SI Load Store Optimizer: When merging with offset, use V_ADD_{I|U}32_e64
ClosedPublic

Authored by msearles on Jan 16 2018, 12:16 PM.

Details

Summary
  • Change inserted add ( V_ADD_{I|U}32_e32 ) to _e64 version ( V_ADD_{I|U}32_e64 ) so that the add uses a vreg for the carry; this prevents inserted v_add from killing VCC; the _e64 version doesn't accept a literal in its encoding, so we need to introduce a mov instr as well to get the imm into a register to be used in add instr.
  • Change pass name to "SI Load Store Optimizer"; this removes the '/', which complicates scripts.

Diff Detail

Event Timeline

msearles created this revision.Jan 16 2018, 12:16 PM
rampitec added inline comments.Jan 16 2018, 1:01 PM
lib/Target/AMDGPU/SILoadStoreOptimizer.cpp
501

Use COPY, not MOV.

506–507

If this is a no carry version, carry should not be added.
In general do not create instruction manually, use SIInstrInfo::getAddNoCarry().

test/CodeGen/AMDGPU/merge-load-store-vreg.mir
2

Need test for both add with without carry.

msearles planned changes to this revision.Jan 16 2018, 2:16 PM

test/CodeGen/AMDGPU/ds-combine-large-stride.ll is failing with this patch; likely a test update; no review needed until I resolve this.

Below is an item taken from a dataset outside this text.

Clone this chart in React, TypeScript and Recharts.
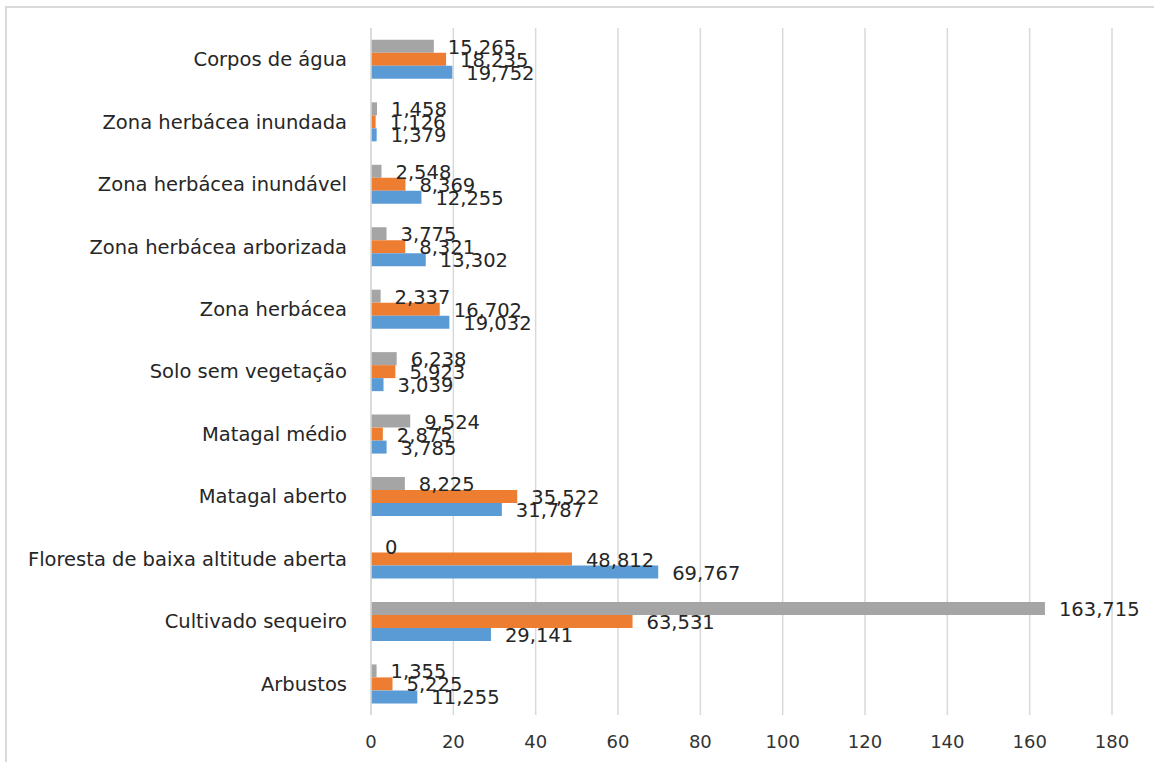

msearles updated this revision to Diff 130948.Jan 22 2018, 12:32 PM
  • Use scalar mov, not vector mov
  • Add test to merge-load-store-vreg.mir for nocarryadd opcodes
  • Update ds-combine-large-stride.ll . Note that the immediate is not folded if not using nocarryadd opcodes; this is a limitation in foldImmediates() and will be addressed in a follow-on patch
msearles marked 3 inline comments as done.Jan 22 2018, 12:33 PM
msearles added inline comments.
lib/Target/AMDGPU/SILoadStoreOptimizer.cpp
501

COPY doesn't allow an immediate; changed it to a scalar mov

This revision is now accepted and ready to land.Jan 22 2018, 12:40 PM
This revision was automatically updated to reflect the committed changes.
msearles marked an inline comment as done.